Re: SORTING RESULTS BASED ON RELAVANCY

Posted by Chris Hostetter <ho...@fucit.org>.

: Unless i'm missing something: FuzzyQuery defaults to using the 
: "TopTermsScoringBooleanQueryRewrite" method based on the terms found in 
: the index that match the fuzzy expression.  So the results of a simple 
: fuzzy query should already come back based on the tf/idf scores of the 
: terms.

to give a concrete example...

using 4.4, with the example configs & sample data, this query...

http://localhost:8983/solr/select?defType=edismax&qf=features&q=blak~2&fl=score,id,features&debugQuery=true

...matches two documents with differnet scores.  the resulting scores are 
based on both the edit distance of the word that matches the fuzzy term 
(which durring query-rewriting is used as a term boost), and the tf/idf of those terms...

A doc that contains "black" (edit distance 1 => boost * 0.75)...

0.39237294 = (MATCH) sum of:
  0.39237294 = (MATCH) weight(features:black^0.75 in 26) [DefaultSimilarity], result of:
    0.39237294 = score(doc=26,freq=1.0 = termFreq=1.0), product of:
      0.83205026 = queryWeight, product of:
        0.75 = boost
        3.7725887 = idf(docFreq=1, maxDocs=32)
        0.29406872 = queryNorm
      0.4715736 = fieldWeight in 26, product of:
        1.0 = tf(freq=1.0), with freq of:
          1.0 = termFreq=1.0
        3.7725887 = idf(docFreq=1, maxDocs=32)
        0.125 = fieldNorm(doc=26)

...compared to a doc that contains "book" (edit distance 2 => boost * 0.5)...

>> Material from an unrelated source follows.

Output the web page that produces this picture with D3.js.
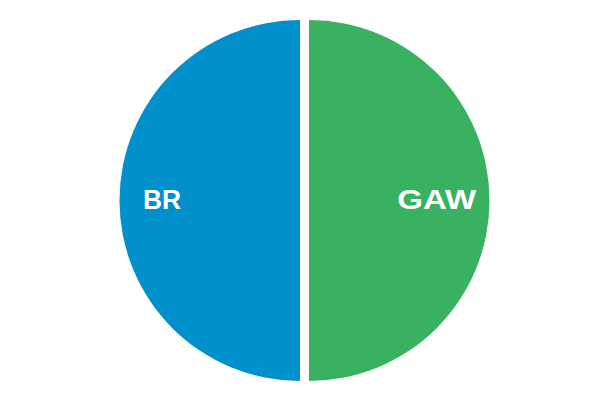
<!DOCTYPE html>
<html>
<head>
<meta charset="utf-8">
<script src="https://cdn.jsdelivr.net/npm/d3@7"></script>
<style>
  html, body { margin: 0; padding: 0; background: #fff; }
  svg { display: block; }
</style>
</head>
<body>
<div id="chart"></div>
<script>
// chart data
const categories = ['BR', 'GAW'];
const values = [50, 50];
const colors = ['#0091cd', '#38b161'];

const width = 600, height = 401;
const cx = 304.5, cy = 200.5, radius = 180.5;
const explode = 4.5;               // each slice pushed out from the centre
const labelRadius = [0.765, 0.708]; // label distance, fraction of radius
const labelWidth = [38, 79];        // rendered label widths in the reference

const svg = d3.select('#chart').append('svg')
    .attr('width', width)
    .attr('height', height);

const g = svg.append('g').attr('transform', `translate(${cx},${cy})`);

// start at the bottom so the first slice sits on the left
const pie = d3.pie().sort(null).startAngle(Math.PI).endAngle(3 * Math.PI);
const data = pie(values);
const arc = d3.arc().innerRadius(0).outerRadius(radius);

const mid = d => (d.startAngle + d.endAngle) / 2;

const slices = g.selectAll('g.slice')
    .data(data)
    .join('g')
    .attr('class', 'slice')
    .attr('transform', d => `translate(${Math.sin(mid(d)) * explode},${-Math.cos(mid(d)) * explode})`);

slices.append('path')
    .attr('d', arc)
    .attr('fill', (d, i) => colors[i]);

slices.append('text')
    .attr('x', (d, i) => Math.sin(mid(d)) * radius * labelRadius[i] - labelWidth[i] / 2)
    .attr('y', (d, i) => -Math.cos(mid(d)) * radius * labelRadius[i])
    .attr('dy', '0.33em')
    .attr('textLength', (d, i) => labelWidth[i])
    .attr('lengthAdjust', 'spacingAndGlyphs')
    .attr('fill', '#fff')
    .attr('font-family', 'Liberation Sans, Arial, sans-serif')
    .attr('font-weight', 'bold')
    .attr('font-size', '27px')
    .text((d, i) => categories[i]);
</script>
</body>
</html>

0.22888422 = (MATCH) sum of:
  0.22888422 = (MATCH) weight(features:book^0.5 in 5) [DefaultSimilarity], result of:
    0.22888422 = score(doc=5,freq=1.0 = termFreq=1.0), product of:
      0.5547002 = queryWeight, product of:
        0.5 = boost
        3.7725887 = idf(docFreq=1, maxDocs=32)
        0.29406872 = queryNorm
      0.4126269 = fieldWeight in 5, product of:
        1.0 = tf(freq=1.0), with freq of:
          1.0 = termFreq=1.0
        3.7725887 = idf(docFreq=1, maxDocs=32)
        0.109375 = fieldNorm(doc=5)



-Hoss

Re: SORTING RESULTS BASED ON RELAVANCY

Posted by Chris Hostetter <ho...@fucit.org>.

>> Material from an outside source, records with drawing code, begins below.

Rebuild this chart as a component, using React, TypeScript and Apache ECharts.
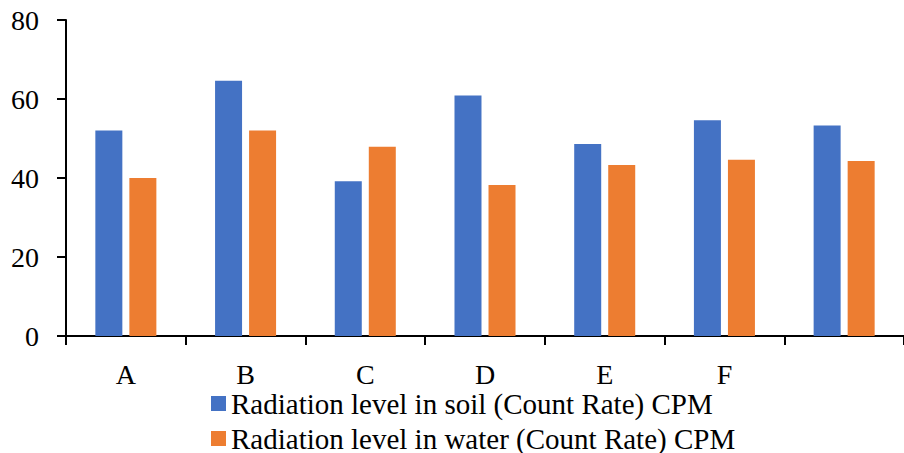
import React, { useEffect, useRef } from "react";
import * as echarts from "echarts";

const categories = ["A", "B", "C", "D", "E", "F", ""];
const soilValues = [52, 64.6, 39.2, 60.9, 48.6, 54.6, 53.3];
const waterValues = [40, 52, 47.9, 38.2, 43.3, 44.6, 44.3];
const soilName = "Radiation level in soil (Count Rate) CPM";
const waterName = "Radiation level in water (Count Rate) CPM";

const FONT = "Liberation Serif";

export default function App() {
  const ref = useRef<HTMLDivElement>(null);
  useEffect(() => {
    if (!ref.current) return;
    const chart = echarts.init(ref.current, undefined, { renderer: "svg" });
    chart.setOption({
      animation: false,
      backgroundColor: "#ffffff",
      textStyle: { fontFamily: FONT },
      grid: { left: 66, top: 20, bottom: 117, right: -9, containLabel: false },
      legend: {
        orient: "vertical",
        left: 211,
        top: 389,
        padding: 0,
        itemWidth: 15,
        itemHeight: 15,
        itemGap: 6,
        icon: "rect",
        textStyle: { fontFamily: FONT, fontSize: 29, color: "#000", lineHeight: 29 },
        data: [soilName, waterName],
      },
      xAxis: {
        type: "category",
        data: categories,
        axisLine: { lineStyle: { color: "#000", width: 2 } },
        axisTick: { show: true, length: 9, lineStyle: { color: "#000", width: 2 } },
        axisLabel: { color: "#000", fontSize: 28, fontFamily: FONT, margin: 24 },
      },
      yAxis: {
        type: "value",
        min: 0,
        max: 80,
        interval: 20,
        axisLine: { show: true, lineStyle: { color: "#000", width: 2 } },
        axisTick: { show: true, length: 9, lineStyle: { color: "#000", width: 2 } },
        splitLine: { show: false },
        axisLabel: { color: "#000", fontSize: 28, fontFamily: FONT, margin: 27 },
      },
      series: [
        {
          name: soilName,
          type: "bar",
          data: soilValues,
          barWidth: 27,
          barGap: "26%",
          itemStyle: { color: "#4472C4" },
        },
        {
          name: waterName,
          type: "bar",
          data: waterValues,
          barWidth: 27,
          itemStyle: { color: "#ED7D31" },
        },
      ],
    });
    return () => chart.dispose();
  }, []);
  return (
    <div
      ref={ref}
      style={{ position: "fixed", left: 0, top: 0, width: 904, height: 453, background: "#fff" }}
    />
  );
}
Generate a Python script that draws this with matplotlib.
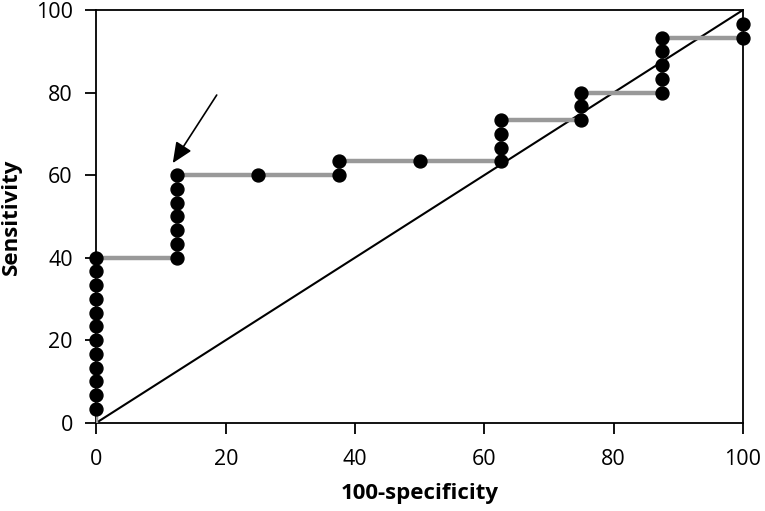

:      Thanks for you reply....can you please check the following details and
: give me suggestions how can i do it, then it will be more helpful to me

you need to show us some examples of your documents and the 
debugQuery=true output for those documents for us to better understand the 
behavior you are seeing.

Unless i'm missing something: FuzzyQuery defaults to using the 
"TopTermsScoringBooleanQueryRewrite" method based on the terms found in 
the index that match the fuzzy expression.  So the results of a simple 
fuzzy query should already come back based on the tf/idf scores of the 
terms.

: if a user search for "iphne 4" first it has to check exact match it is not
: found then i am splitting string into two strings s1 and s2. i am adding
: ~0.5 for both s1 and s2.

: i need "iphone 4" result first

Ok, but you haven't given us any indication of what you are *actually* 
getting as your first result, so we're really can't even begin to guess 
why you aren't getting the results you expect.

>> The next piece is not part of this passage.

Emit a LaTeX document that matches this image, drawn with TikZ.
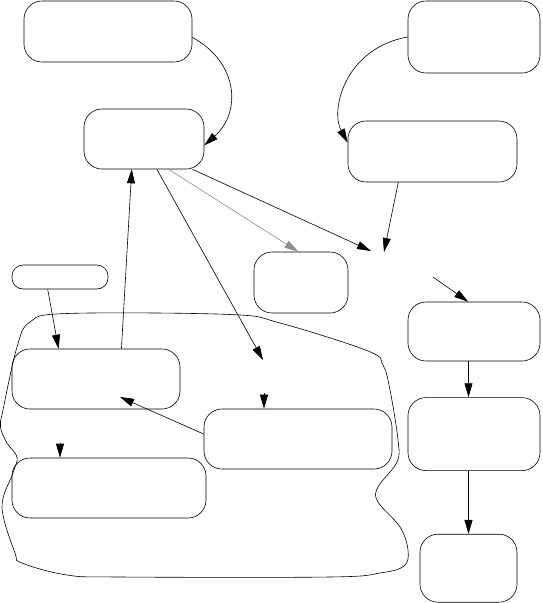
\documentclass[tikz,border=0pt]{standalone}
\usepackage{tikz}
\usetikzlibrary{shapes,arrows.meta,positioning}

\begin{document}
\begin{tikzpicture}[
    x=1pt, y=-1pt,
    node distance=36pt,
    box/.style={rectangle, draw=black, line width=0.6pt, rounded corners=18pt,
                inner sep=0pt},
    arr/.style={-{Triangle[length=14pt,width=8pt]}, line width=0.6pt, draw=black},
  ]
  \useasboundingbox (0,0) rectangle (542,603);

  % boxes
  \node[box, minimum width=168pt, minimum height=61pt] (A) at (108,31.5) {};
  \node[box, minimum width=120pt, minimum height=60pt] (B) at (144,139) {};
  \node[box, minimum width=132pt, minimum height=72pt] (C) at (474,37) {};
  \node[box, minimum width=169pt, minimum height=61pt] (D) at (432.5,151.5) {};
  \node[box, minimum width=96pt, minimum height=24pt, rounded corners=11pt] (E) at (60,277) {};
  \node[box, minimum width=94pt, minimum height=61pt] (I) at (301,282.5) {};
  \node[box, minimum width=168pt, minimum height=60pt] (F) at (96,379) {};
  \node[box, minimum width=188pt, minimum height=60pt] (G) at (298,439) {};
  \node[box, minimum width=194pt, minimum height=60pt] (H) at (109,488) {};
  \node[box, minimum width=132pt, minimum height=59pt] (J) at (474,331.5) {};
  \node[box, minimum width=132pt, minimum height=73pt, below=of J] (K) {};
  \node[box, minimum width=97pt, minimum height=68pt, below=63pt of K, xshift=-5.5pt] (L) {};

  % outline round the lower left group
  \draw[line width=0.6pt] plot[smooth cycle, tension=0.6] coordinates {
    (30,322) (67,313.5) (230,314.5) (280,323) (368,351) (383,365) (390,390)
    (398,440) (397,462) (378,487) (378,502) (400,527) (408,550) (404,566)
    (380,573) (330,577) (120,577) (67,575) (22,563) (15,553) (2,507)
    (13,473) (17,457) (7,443) (0.5,427) (3,410) (17,347)};

  % loose ends
  \coordinate (d1) at (384,252);
  \coordinate (d2) at (371,251);
  \coordinate (d3) at (263,360);
  \coordinate (d4) at (433,277);
  \coordinate (d5) at (120,397);
  \coordinate (t1) at (264,393);
  \coordinate (t2) at (60,443);

  % connectors
  \draw[arr] (A.-4) .. controls (238,62) and (242,112) .. (B.-6);
  \draw[arr] (C.west) .. controls (345,48) and (330,110) .. (D.174);
  \draw[arr] (D.-138) -- (d1);
  \draw[arr, draw=black!45] (B.-51) -- (I.95);
  \draw[arr] (B.-32) -- (d2);
  \draw[arr] (B.-67) -- (d3);
  \draw[arr] (F.50) -- (B.-112);
  \draw[arr] (E.-135) -- (F.141);
  \draw[arr] (d4) -- (J.101);
  \draw[arr] (J.south -| L.north) -- (K.north -| L.north);
  \draw[arr] (K.south -| L.north) -- (L.north);
  \draw[arr] (G.177) -- (d5);
  \draw[arr] (t1) -- (t1 |- G.north);
  \draw[arr] (t2) -- (t2 |- H.north);
\end{tikzpicture}
\end{document}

if you are seeing identical scores for all documents, then it's possibly 
because of some of hte other ways you have combined up custom params to 
build a complex query.


In particular: no where in your example URL, or the configured defaults 
you pasted below, do you show us how you are ultimaitely building up the 
"q" param from the various custom params you have defined...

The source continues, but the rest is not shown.